### [TASK GOAL]
Restate, exactly and without pictures, the lines from the start of the listing below through the line holding "import plotly.graph_objects as go".

# # # #

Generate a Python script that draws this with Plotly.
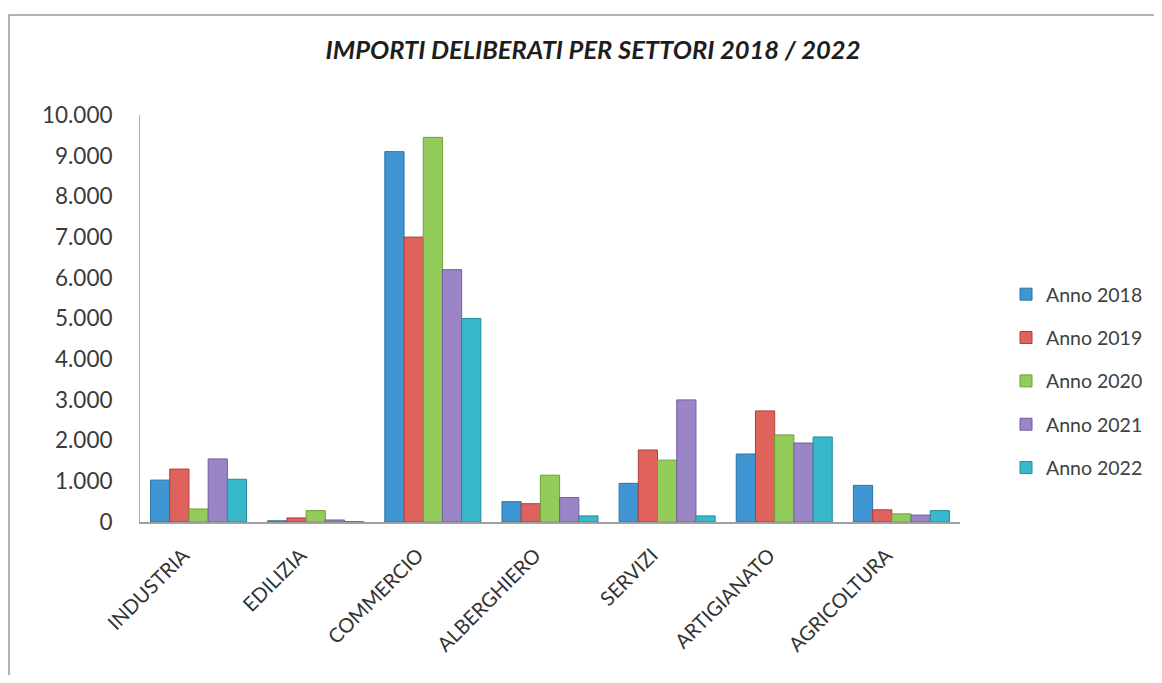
import plotly.graph_objects as go

categories = ["INDUSTRIA", "EDILIZIA", "COMMERCIO", "ALBERGHIERO", "SERVIZI", "ARTIGIANATO", "AGRICOLTURA"]
series_names = ["Anno 2018", "Anno 2019", "Anno 2020", "Anno 2021", "Anno 2022"]
anno_2018 = [1030, 30, 9100, 500, 950, 1670, 900]
anno_2019 = [1300, 100, 7000, 450, 1770, 2730, 300]
anno_2020 = [320, 280, 9450, 1150, 1520, 2140, 200]
anno_2021 = [1550, 50, 6200, 600, 3000, 1940, 170]
anno_2022 = [1050, 10, 5000, 150, 150, 2090, 280]
y_ticks = [0, 1000, 2000, 3000, 4000, 5000, 6000, 7000, 8000, 9000, 10000]

values = [anno_2018, anno_2019, anno_2020, anno_2021, anno_2022]
colors = ["#3F96D2", "#E0625C", "#93CC5A", "#9A85C6", "#38B8CB"]
edge = ["#2C73A6", "#AF3F3A", "#6E9F3C", "#725E9B", "#268C9C"]

fig = go.Figure()
for name, vals, c, e in zip(series_names, values, colors, edge):
    fig.add_trace(go.Bar(
        x=categories, y=vals, name=name, legendgroup=name,
        marker=dict(color=c, line=dict(color=e, width=1)),
    ))

W, H = 1146, 667
L, R, T, B = 132, 194, 107, 153
pw, ph = W - L - R, H - T - B

fig.update_layout(
    width=W, height=H,
    paper_bgcolor="white", plot_bgcolor="white",
    margin=dict(l=L, r=R, t=T, b=B, autoexpand=False),
    separators=",.",
    barmode="group", bargap=0.18, bargroupgap=0.0,
    font=dict(family="Lato, Open Sans, sans-serif", color="#404040"),
    title=dict(
        text="<b><i>IMPORTI DELIBERATI PER SETTORI 2018 / 2022</i></b>",
        x=(593 - 8) / W, xanchor="center", xref="container",
        y=1 - 42 / H, yanchor="middle",
        font=dict(size=25.5, color="#1E1E1E"),
    ),
    legend=dict(
        xref="container", yref="container",
        x=(1006 - 8) / W, y=1 - (381 - 8) / H, xanchor="left", yanchor="middle",
        font=dict(size=19.5, color="#404040"),
        tracegroupgap=15, itemwidth=30,
        bgcolor="rgba(0,0,0,0)",
    ),
    showlegend=True,
)
fig.update_xaxes(
    tickangle=-45,
    tickfont=dict(size=20, color="#333333"),
    showline=True, linecolor="#A0A0A0", linewidth=1.5,
    showgrid=False, ticks="",
    ticklabelshift=-15, ticklabelstandoff=12,
)
fig.update_yaxes(
    range=[0, 10000],
    tickvals=y_ticks, tickformat=",d",
    tickfont=dict(size=22.5, color="#3A3A3A"),
    showline=True, linecolor="#B0B0B0", linewidth=1,
    showgrid=False, zeroline=False, ticks="", ticklen=0,
    ticklabelstandoff=22,
)
fig.add_shape(type="rect", xref="paper", yref="paper",
              x0=(1 - L) / pw, x1=(W + 20 - L) / pw,
              y0=(T + ph - H - 20) / ph, y1=(T + ph - 7) / ph,
              line=dict(color="#9A9A9A", width=1.5), layer="below")

fig.write_html("out.html")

# # # #

### [EXERCISE OUTPUT]
Generate a Python script that draws this with Plotly.
import plotly.graph_objects as go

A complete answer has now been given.